Menko Polhukam: Ketidakdewasaan Kandidat Picu Konflik Pilkada

Jakarta- Menko Polhukam Djoko Suyanto mengatakan ketidaksiapan dan ketidakdewasaan para kandidat serta pendukung dalam pelaksanaan Pilkada telah memicu konflik dan anarkisme massa di berbagai daerah.

Menko Polhukam Djoko Suyanto

Hal ini diungkapkan Djoko Suyanto saat berpidato dalam acara Seminar Evaluasi Pilkada yang diselenggarakan Mahkamah Konstitusi (MK) di Jakarta, Rabu (25/1).

Djoko juga mengungkapkan bahwa Pilkada sebagai salah bentuk nyata perwujudan demokrasi dalam pemerintahan di daerah seyogyanya seharusnya mencerminkan proses kematangan berdemokrasi.

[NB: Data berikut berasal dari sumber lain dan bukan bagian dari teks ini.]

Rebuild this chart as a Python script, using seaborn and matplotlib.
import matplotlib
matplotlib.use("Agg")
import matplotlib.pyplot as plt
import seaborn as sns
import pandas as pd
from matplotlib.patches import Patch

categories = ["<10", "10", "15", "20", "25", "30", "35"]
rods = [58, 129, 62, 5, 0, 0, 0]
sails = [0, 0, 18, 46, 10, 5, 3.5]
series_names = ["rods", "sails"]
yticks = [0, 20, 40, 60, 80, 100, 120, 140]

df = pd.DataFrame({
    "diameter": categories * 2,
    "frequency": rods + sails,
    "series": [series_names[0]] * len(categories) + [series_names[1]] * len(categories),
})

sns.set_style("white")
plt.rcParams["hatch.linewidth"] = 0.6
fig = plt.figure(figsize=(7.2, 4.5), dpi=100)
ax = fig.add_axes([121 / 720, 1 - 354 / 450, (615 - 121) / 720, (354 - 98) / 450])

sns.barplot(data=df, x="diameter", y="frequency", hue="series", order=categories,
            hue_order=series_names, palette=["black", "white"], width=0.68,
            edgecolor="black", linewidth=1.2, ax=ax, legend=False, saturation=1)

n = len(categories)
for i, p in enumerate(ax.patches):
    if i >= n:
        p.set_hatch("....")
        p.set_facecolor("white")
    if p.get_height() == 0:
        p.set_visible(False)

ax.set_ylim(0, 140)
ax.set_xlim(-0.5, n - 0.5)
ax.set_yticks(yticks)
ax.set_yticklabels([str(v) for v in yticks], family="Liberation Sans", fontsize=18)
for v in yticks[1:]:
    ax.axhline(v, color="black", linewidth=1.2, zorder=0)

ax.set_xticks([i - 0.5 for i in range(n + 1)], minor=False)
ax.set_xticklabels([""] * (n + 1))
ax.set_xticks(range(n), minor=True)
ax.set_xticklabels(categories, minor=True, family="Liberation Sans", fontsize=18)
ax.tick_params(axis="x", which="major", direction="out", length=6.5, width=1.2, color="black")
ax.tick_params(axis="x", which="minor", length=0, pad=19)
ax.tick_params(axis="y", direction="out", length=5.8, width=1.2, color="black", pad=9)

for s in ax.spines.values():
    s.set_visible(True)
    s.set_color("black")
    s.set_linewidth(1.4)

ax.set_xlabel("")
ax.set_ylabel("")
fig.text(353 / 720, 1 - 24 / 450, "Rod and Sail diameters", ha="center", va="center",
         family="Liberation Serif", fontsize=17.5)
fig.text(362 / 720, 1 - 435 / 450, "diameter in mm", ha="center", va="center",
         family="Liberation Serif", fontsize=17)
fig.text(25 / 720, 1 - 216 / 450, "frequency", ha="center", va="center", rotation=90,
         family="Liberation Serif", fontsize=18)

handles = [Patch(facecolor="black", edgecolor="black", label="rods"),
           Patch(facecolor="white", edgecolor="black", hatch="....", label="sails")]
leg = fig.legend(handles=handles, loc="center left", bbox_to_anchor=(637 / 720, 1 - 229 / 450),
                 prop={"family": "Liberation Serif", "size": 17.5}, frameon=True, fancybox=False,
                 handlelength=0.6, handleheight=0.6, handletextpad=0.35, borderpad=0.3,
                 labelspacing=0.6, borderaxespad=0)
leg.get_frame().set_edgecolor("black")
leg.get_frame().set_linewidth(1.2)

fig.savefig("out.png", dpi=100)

“Namun dalam implementasi di lapangan dalam pelaksanaan Pemilukada masih menunjukkan adanya fenomena yang merusak citra Pemilukada itu sendiri,” katanya.

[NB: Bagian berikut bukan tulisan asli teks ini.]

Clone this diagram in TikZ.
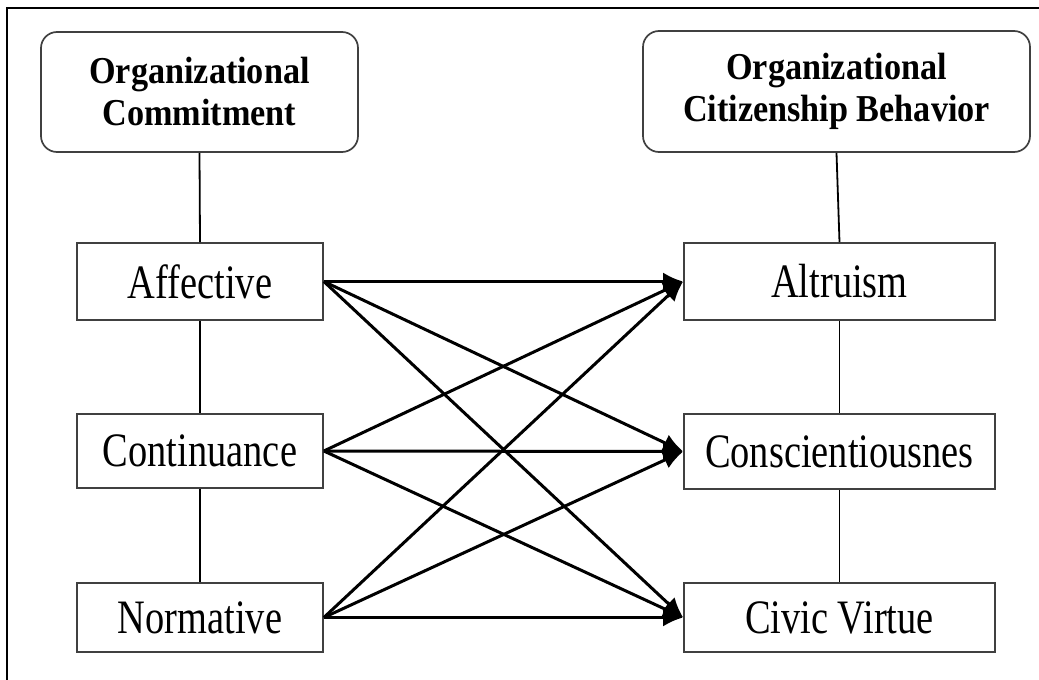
\documentclass[tikz,border=0pt]{standalone}
\usepackage{fontspec}
\setmainfont{Liberation Serif}
\newfontfamily\boxfont{Liberation Serif}[FakeStretch=0.8]
\newfontfamily\headfont{Liberation Serif}[FakeStretch=0.9]
\usetikzlibrary{arrows.meta}

\tikzset{
  dim/.style={draw=black!75, line width=1.7pt, inner sep=0pt, minimum height=76pt,
    font=\boxfont\fontsize{48}{56}\selectfont},
  head/.style={draw=black!75, line width=1.7pt, rounded corners=16pt, inner sep=0pt,
    align=center, font=\headfont\bfseries\fontsize{38}{42}\selectfont},
  link/.style={line width=1.8pt},
  arr/.style={line width=3pt, -{Latex[length=20pt,width=18pt]}}
}

\begin{document}
\begin{tikzpicture}[x=1pt,y=-1pt]
  \useasboundingbox (0,0) rectangle (1039,680);
  \draw[line width=1.8pt] (7,680) -- (7,8) -- (1039,8);

  % the two constructs
  \node[head, minimum width=317pt, minimum height=120pt] (oc) at (199.5,92) {Organizational\\Commitment};
  \node[head, minimum width=387pt, minimum height=121pt] (ocb) at (836.5,91.5) {Organizational\\Citizenship Behavior};

  % commitment dimensions
  \node[dim, minimum width=246pt, minimum height=77pt] (aff) at (200,281.5) {Affective};
  \node[dim, minimum width=246pt, minimum height=74pt] (con) at (200,451) {Continuance};
  \node[dim, minimum width=246pt, minimum height=69pt] (nor) at (200,617.5) {Normative};

  % OCB dimensions
  \node[dim, minimum width=311pt, minimum height=77pt] (alt) at (839.5,281.5) {Altruism};
  \node[dim, minimum width=311pt, minimum height=75pt] (csc) at (839.5,451.5) {Conscientiousnes};
  \node[dim, minimum width=311pt, minimum height=69pt] (civ) at (839.5,617.5) {Civic Virtue};

  \draw[link] (oc.south) -- (aff.north);
  \draw[link] (aff) -- (con);
  \draw[link] (con) -- (nor);
  \draw[link] (ocb.south) -- (alt.north);
  \draw[link] (alt) -- (csc);
  \draw[link] (csc) -- (civ);

  \foreach \s in {aff,con,nor}
    \foreach \t in {alt,csc,civ}
      \draw[arr] (\s.east) -- (\t.west);
\end{tikzpicture}
\end{document}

Djoko mencontohkan berbagai fenomena perusak citra Pilkada seperti money politics, ketidaknetralan aparatur dan penyelenggara, kecurangan berupa pelanggaran kampanye dan penggelembungan suara, serta penyampaian pesan-pesan politik yang bernuansa sektarian yang berujung pada retaknya bingkai harmonisasi kehidupan masyarakat.

Dia juga mengatakan banyaknya sengketa Pilkada yang diajukan ke MK adalah gambaran kesadaran hukum masyarakat untuk menyelesaikan perselisihan melalui lembaga peradilan.

“Di sisi lain, kesadaran hukum yang mulai tumbuh itu, seringkali tidak diimbangi dengan kedewasaan dan kesiapan kandidat maupun pendukungnya untuk menerima putusan hukum yang merugikan dirinya,” kata Djoko.

Menko Polhukam ini mengungkapkan bahwa realitas menunjukkan bahwa logika hukum belum tentu memenuhi aspirasi yang berkembang di dalam masyarakat, terutama jika terkait dengan kepentingannya.

“Hal inilah yang seringkali menjadi faktor penyebab timbulnya penolakan di beberapa daerah dan berujung pada terjadinya tindakan kekerasan dan anarkis,” kata Djoko.

Untuk itu, lanjutnya, diperlukan upaya dan langkah ekstra oleh aparat keamanan di dalam pengelolaannya.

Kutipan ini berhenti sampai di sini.